◆ Data ◆
::::
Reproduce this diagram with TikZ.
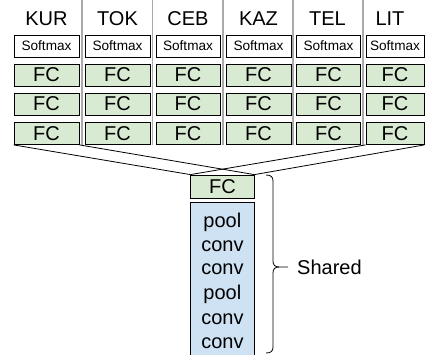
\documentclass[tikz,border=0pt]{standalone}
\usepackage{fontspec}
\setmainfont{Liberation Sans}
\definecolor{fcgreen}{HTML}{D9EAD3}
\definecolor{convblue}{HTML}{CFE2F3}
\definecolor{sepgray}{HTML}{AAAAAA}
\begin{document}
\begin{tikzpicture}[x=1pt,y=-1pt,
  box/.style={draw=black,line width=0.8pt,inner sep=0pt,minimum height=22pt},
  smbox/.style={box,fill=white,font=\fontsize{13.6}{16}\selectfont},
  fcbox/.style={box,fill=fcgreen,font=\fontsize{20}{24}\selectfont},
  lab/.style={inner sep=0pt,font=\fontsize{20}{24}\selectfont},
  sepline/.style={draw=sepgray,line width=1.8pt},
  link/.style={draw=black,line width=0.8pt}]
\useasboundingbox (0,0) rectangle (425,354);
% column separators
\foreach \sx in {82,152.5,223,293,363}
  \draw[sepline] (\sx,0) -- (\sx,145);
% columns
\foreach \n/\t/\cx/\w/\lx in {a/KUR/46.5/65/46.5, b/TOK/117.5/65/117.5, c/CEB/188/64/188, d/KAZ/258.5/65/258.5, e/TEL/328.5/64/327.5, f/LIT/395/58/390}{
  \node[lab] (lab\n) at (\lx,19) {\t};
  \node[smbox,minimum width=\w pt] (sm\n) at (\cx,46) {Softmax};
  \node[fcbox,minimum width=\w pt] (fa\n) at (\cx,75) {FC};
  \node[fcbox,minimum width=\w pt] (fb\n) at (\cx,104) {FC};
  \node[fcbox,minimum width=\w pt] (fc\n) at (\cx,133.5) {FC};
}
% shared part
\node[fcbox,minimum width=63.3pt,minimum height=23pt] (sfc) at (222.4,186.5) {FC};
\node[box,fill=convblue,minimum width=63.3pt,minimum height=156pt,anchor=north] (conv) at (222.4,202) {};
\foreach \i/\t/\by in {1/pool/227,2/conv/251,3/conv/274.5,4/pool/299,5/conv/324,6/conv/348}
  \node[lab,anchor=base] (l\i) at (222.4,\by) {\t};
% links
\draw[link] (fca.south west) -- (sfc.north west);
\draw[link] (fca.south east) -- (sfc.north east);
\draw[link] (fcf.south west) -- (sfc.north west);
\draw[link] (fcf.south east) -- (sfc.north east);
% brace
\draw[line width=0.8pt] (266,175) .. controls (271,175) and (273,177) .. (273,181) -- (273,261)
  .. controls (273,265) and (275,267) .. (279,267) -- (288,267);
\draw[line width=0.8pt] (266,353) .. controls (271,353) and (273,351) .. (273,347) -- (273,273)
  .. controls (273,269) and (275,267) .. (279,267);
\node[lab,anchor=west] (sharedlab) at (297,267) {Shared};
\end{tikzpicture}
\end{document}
::::
◆ Your goal ◆
Write the lines above out again exactly, without any of their pictures.

◆ Solution ◆
Reproduce this diagram with TikZ.
\documentclass[tikz,border=0pt]{standalone}
\usepackage{fontspec}
\setmainfont{Liberation Sans}
\definecolor{fcgreen}{HTML}{D9EAD3}
\definecolor{convblue}{HTML}{CFE2F3}
\definecolor{sepgray}{HTML}{AAAAAA}
\begin{document}
\begin{tikzpicture}[x=1pt,y=-1pt,
  box/.style={draw=black,line width=0.8pt,inner sep=0pt,minimum height=22pt},
  smbox/.style={box,fill=white,font=\fontsize{13.6}{16}\selectfont},
  fcbox/.style={box,fill=fcgreen,font=\fontsize{20}{24}\selectfont},
  lab/.style={inner sep=0pt,font=\fontsize{20}{24}\selectfont},
  sepline/.style={draw=sepgray,line width=1.8pt},
  link/.style={draw=black,line width=0.8pt}]
\useasboundingbox (0,0) rectangle (425,354);
% column separators
\foreach \sx in {82,152.5,223,293,363}
  \draw[sepline] (\sx,0) -- (\sx,145);
% columns
\foreach \n/\t/\cx/\w/\lx in {a/KUR/46.5/65/46.5, b/TOK/117.5/65/117.5, c/CEB/188/64/188, d/KAZ/258.5/65/258.5, e/TEL/328.5/64/327.5, f/LIT/395/58/390}{
  \node[lab] (lab\n) at (\lx,19) {\t};
  \node[smbox,minimum width=\w pt] (sm\n) at (\cx,46) {Softmax};
  \node[fcbox,minimum width=\w pt] (fa\n) at (\cx,75) {FC};
  \node[fcbox,minimum width=\w pt] (fb\n) at (\cx,104) {FC};
  \node[fcbox,minimum width=\w pt] (fc\n) at (\cx,133.5) {FC};
}
% shared part
\node[fcbox,minimum width=63.3pt,minimum height=23pt] (sfc) at (222.4,186.5) {FC};
\node[box,fill=convblue,minimum width=63.3pt,minimum height=156pt,anchor=north] (conv) at (222.4,202) {};
\foreach \i/\t/\by in {1/pool/227,2/conv/251,3/conv/274.5,4/pool/299,5/conv/324,6/conv/348}
  \node[lab,anchor=base] (l\i) at (222.4,\by) {\t};
% links
\draw[link] (fca.south west) -- (sfc.north west);
\draw[link] (fca.south east) -- (sfc.north east);
\draw[link] (fcf.south west) -- (sfc.north west);
\draw[link] (fcf.south east) -- (sfc.north east);
% brace
\draw[line width=0.8pt] (266,175) .. controls (271,175) and (273,177) .. (273,181) -- (273,261)
  .. controls (273,265) and (275,267) .. (279,267) -- (288,267);
\draw[line width=0.8pt] (266,353) .. controls (271,353) and (273,351) .. (273,347) -- (273,273)
  .. controls (273,269) and (275,267) .. (279,267);
\node[lab,anchor=west] (sharedlab) at (297,267) {Shared};
\end{tikzpicture}
\end{document}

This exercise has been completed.